#### [REQUEST]
Reproduce nothing but the lines from the start of the material through the line that includes "const potTicksA = [-700, -600, -500, -400, -300, -200];", both ends included, and omit every picture.

#### [DATASET SECTION]

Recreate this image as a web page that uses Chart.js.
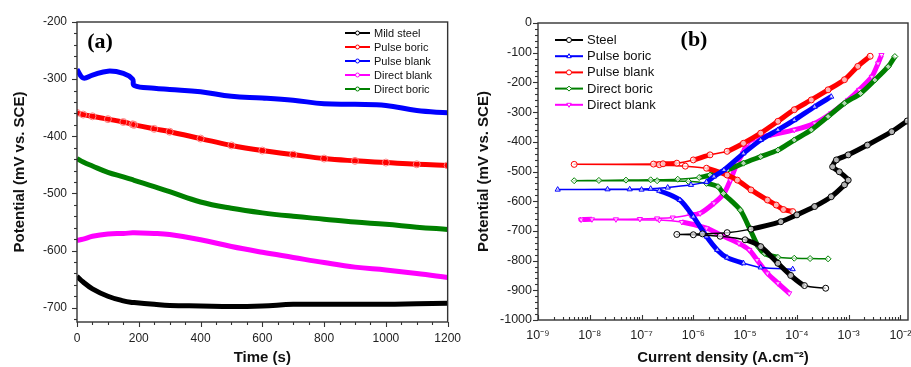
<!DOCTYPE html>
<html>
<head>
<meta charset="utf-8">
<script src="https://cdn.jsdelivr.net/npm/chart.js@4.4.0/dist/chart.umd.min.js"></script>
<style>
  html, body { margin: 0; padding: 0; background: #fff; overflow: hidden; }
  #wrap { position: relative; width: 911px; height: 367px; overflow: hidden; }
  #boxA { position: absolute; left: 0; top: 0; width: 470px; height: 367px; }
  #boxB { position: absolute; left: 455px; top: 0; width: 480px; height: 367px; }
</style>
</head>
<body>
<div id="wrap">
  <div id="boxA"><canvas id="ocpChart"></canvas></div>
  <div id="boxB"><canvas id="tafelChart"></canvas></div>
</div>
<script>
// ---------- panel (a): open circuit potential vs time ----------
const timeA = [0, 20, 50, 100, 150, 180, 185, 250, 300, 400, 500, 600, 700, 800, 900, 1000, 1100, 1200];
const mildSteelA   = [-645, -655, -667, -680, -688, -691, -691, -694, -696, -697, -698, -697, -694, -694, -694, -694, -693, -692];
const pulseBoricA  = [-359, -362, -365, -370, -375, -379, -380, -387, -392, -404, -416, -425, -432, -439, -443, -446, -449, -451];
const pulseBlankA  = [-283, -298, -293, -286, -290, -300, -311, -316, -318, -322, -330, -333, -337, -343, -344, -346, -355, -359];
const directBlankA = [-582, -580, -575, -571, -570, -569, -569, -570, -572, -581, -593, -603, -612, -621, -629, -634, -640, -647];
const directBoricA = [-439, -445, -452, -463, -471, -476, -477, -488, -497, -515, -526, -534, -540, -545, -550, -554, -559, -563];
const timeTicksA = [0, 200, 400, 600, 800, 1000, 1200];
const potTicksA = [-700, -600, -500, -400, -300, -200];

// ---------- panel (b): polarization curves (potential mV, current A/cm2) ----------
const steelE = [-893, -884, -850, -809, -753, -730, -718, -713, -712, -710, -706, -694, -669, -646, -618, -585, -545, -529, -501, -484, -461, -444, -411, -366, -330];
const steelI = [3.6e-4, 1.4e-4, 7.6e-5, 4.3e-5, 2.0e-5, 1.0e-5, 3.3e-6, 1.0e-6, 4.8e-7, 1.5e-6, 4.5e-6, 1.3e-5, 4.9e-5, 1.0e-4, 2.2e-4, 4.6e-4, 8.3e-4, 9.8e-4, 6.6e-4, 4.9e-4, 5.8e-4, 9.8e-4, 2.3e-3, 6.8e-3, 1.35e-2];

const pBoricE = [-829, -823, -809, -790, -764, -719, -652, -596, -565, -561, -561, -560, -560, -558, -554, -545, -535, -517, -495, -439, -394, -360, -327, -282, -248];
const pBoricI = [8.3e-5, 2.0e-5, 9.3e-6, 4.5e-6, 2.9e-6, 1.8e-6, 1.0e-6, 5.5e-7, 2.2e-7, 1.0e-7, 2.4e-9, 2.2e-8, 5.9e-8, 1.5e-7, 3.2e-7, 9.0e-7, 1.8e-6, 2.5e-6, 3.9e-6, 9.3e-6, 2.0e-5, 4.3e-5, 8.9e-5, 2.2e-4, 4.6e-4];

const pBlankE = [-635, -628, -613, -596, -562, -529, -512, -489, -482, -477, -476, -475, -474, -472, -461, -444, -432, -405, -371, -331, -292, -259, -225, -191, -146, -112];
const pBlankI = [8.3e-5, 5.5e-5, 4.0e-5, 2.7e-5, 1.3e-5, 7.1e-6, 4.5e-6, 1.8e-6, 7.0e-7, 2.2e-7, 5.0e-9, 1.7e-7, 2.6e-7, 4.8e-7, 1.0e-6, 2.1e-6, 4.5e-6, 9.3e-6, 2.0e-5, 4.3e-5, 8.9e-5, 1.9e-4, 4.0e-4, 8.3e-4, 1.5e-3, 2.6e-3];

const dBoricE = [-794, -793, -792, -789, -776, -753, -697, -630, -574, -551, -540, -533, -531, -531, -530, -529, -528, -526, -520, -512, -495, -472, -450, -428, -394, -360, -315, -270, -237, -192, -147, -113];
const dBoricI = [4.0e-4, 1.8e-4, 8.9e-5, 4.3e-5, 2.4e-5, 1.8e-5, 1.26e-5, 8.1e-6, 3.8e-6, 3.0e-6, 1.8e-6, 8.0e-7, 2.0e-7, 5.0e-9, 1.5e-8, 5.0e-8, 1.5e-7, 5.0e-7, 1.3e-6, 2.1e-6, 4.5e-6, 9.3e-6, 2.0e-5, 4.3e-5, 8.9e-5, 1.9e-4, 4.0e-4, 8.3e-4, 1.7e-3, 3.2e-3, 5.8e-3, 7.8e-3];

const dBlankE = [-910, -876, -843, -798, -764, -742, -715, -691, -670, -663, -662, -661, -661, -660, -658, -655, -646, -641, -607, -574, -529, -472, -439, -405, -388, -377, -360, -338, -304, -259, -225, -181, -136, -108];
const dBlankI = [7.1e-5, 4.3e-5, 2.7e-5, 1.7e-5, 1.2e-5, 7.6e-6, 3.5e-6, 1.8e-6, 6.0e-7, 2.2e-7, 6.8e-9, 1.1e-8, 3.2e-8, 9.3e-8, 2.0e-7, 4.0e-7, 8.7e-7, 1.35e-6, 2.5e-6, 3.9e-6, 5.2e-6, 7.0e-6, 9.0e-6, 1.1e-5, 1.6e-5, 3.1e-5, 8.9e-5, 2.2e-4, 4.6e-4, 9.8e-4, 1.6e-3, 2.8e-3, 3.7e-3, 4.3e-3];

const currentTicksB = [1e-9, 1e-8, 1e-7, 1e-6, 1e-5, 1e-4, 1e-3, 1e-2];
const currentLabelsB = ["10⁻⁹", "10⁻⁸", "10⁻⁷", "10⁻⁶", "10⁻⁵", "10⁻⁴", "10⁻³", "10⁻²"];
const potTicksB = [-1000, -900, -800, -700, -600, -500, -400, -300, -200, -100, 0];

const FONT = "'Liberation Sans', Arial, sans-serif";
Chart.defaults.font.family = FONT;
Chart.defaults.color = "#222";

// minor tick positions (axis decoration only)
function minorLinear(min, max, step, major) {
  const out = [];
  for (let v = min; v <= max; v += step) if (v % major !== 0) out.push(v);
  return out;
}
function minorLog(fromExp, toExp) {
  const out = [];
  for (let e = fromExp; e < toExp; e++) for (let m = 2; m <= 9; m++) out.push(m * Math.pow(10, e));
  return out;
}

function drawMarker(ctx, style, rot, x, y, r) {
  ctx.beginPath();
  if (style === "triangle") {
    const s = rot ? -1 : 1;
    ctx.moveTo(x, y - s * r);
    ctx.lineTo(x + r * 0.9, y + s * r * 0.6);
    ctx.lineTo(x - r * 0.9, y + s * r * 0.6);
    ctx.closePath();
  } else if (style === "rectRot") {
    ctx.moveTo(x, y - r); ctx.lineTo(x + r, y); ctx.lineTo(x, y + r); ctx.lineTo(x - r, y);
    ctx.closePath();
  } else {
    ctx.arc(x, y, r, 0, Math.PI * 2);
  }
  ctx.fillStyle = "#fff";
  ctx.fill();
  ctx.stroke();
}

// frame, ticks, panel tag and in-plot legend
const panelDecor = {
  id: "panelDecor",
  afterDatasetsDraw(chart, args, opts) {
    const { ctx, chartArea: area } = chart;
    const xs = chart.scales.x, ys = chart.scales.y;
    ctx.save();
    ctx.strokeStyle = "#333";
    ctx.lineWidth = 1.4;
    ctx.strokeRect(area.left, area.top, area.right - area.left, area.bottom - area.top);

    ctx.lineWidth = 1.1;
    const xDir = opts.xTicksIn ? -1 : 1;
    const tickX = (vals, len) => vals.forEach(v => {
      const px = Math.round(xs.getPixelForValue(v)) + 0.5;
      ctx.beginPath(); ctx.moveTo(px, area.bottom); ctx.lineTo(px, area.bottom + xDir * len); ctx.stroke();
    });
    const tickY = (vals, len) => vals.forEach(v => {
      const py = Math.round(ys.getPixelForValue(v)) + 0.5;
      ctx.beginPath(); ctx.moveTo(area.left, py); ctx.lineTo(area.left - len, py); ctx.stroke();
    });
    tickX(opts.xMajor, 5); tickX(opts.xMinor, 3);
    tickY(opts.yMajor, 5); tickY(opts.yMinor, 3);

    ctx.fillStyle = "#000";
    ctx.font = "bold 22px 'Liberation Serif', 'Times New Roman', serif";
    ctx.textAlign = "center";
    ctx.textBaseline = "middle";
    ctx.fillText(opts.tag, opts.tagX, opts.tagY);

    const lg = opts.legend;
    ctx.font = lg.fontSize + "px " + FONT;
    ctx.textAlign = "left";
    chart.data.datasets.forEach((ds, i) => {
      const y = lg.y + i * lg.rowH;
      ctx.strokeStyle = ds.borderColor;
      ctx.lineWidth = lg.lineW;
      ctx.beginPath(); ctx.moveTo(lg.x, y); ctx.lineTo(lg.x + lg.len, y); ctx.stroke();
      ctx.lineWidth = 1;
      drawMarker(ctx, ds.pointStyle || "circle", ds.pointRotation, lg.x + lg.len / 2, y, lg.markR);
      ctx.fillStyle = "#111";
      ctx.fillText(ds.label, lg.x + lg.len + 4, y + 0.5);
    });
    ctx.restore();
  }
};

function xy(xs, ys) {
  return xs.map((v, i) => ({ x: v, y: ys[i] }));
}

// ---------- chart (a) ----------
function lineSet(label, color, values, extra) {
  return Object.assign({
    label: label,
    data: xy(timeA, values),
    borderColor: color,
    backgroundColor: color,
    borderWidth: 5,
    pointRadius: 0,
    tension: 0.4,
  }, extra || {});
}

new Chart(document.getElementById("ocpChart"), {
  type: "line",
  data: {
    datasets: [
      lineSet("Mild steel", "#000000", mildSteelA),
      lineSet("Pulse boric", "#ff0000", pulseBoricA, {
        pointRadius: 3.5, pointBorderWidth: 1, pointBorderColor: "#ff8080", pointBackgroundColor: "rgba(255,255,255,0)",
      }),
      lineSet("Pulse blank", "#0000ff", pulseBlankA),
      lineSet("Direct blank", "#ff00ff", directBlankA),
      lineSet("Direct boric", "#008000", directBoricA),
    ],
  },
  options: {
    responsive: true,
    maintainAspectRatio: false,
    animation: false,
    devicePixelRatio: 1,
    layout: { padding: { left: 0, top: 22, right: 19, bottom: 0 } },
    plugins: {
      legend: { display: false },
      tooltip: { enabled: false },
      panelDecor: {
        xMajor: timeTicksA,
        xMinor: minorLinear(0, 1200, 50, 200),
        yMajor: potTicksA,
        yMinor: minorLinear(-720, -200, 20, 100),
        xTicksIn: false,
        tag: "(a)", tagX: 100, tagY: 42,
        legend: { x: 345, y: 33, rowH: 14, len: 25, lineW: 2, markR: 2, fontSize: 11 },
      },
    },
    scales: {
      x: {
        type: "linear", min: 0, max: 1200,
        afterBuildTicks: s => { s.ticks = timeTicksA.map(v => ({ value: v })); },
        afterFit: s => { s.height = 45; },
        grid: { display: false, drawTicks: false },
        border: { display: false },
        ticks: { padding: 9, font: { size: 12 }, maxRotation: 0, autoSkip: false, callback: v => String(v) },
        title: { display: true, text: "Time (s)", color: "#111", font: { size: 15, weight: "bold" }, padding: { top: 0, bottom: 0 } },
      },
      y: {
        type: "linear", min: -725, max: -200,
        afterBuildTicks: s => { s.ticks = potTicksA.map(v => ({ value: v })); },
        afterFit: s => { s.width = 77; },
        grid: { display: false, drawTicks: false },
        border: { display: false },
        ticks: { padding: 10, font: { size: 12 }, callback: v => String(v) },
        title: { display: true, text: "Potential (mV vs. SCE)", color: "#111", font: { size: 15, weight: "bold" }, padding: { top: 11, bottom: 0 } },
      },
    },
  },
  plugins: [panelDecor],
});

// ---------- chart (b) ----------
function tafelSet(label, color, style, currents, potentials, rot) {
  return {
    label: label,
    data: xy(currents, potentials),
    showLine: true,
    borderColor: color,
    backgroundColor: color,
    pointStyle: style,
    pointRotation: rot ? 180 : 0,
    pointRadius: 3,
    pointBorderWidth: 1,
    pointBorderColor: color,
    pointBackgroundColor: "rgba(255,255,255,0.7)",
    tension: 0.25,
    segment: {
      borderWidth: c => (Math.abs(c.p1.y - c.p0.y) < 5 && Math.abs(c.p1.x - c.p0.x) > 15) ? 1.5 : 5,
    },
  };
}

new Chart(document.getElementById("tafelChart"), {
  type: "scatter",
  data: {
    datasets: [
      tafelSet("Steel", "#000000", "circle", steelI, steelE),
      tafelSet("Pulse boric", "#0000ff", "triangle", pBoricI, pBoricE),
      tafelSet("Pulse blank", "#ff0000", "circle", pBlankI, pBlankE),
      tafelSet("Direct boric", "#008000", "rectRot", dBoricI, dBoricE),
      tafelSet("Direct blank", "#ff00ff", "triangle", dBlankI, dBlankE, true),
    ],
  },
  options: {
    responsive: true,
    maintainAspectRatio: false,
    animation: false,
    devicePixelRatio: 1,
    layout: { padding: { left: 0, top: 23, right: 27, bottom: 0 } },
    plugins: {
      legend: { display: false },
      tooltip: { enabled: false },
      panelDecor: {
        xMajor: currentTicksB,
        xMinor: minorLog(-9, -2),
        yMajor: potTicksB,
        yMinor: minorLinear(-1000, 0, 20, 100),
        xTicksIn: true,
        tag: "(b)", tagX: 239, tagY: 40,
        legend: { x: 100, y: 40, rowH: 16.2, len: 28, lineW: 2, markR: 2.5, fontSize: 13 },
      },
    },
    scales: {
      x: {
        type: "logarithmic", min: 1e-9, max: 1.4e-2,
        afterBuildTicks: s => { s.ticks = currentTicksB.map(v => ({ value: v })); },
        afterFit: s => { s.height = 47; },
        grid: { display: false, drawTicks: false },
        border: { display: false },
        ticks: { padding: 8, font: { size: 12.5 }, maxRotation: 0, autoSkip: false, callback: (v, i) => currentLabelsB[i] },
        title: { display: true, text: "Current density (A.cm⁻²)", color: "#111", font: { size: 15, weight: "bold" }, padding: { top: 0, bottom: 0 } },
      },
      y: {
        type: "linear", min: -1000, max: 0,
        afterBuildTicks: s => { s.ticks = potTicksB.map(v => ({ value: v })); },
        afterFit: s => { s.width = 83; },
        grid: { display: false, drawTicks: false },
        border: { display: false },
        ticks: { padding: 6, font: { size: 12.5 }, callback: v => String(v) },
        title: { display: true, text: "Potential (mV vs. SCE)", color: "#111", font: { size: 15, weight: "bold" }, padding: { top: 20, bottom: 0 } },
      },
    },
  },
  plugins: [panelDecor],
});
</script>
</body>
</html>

#### [TASK RESULT]
Recreate this image as a web page that uses Chart.js.
<!DOCTYPE html>
<html>
<head>
<meta charset="utf-8">
<script src="https://cdn.jsdelivr.net/npm/chart.js@4.4.0/dist/chart.umd.min.js"></script>
<style>
  html, body { margin: 0; padding: 0; background: #fff; overflow: hidden; }
  #wrap { position: relative; width: 911px; height: 367px; overflow: hidden; }
  #boxA { position: absolute; left: 0; top: 0; width: 470px; height: 367px; }
  #boxB { position: absolute; left: 455px; top: 0; width: 480px; height: 367px; }
</style>
</head>
<body>
<div id="wrap">
  <div id="boxA"><canvas id="ocpChart"></canvas></div>
  <div id="boxB"><canvas id="tafelChart"></canvas></div>
</div>
<script>
// ---------- panel (a): open circuit potential vs time ----------
const timeA = [0, 20, 50, 100, 150, 180, 185, 250, 300, 400, 500, 600, 700, 800, 900, 1000, 1100, 1200];
const mildSteelA   = [-645, -655, -667, -680, -688, -691, -691, -694, -696, -697, -698, -697, -694, -694, -694, -694, -693, -692];
const pulseBoricA  = [-359, -362, -365, -370, -375, -379, -380, -387, -392, -404, -416, -425, -432, -439, -443, -446, -449, -451];
const pulseBlankA  = [-283, -298, -293, -286, -290, -300, -311, -316, -318, -322, -330, -333, -337, -343, -344, -346, -355, -359];
const directBlankA = [-582, -580, -575, -571, -570, -569, -569, -570, -572, -581, -593, -603, -612, -621, -629, -634, -640, -647];
const directBoricA = [-439, -445, -452, -463, -471, -476, -477, -488, -497, -515, -526, -534, -540, -545, -550, -554, -559, -563];
const timeTicksA = [0, 200, 400, 600, 800, 1000, 1200];
const potTicksA = [-700, -600, -500, -400, -300, -200];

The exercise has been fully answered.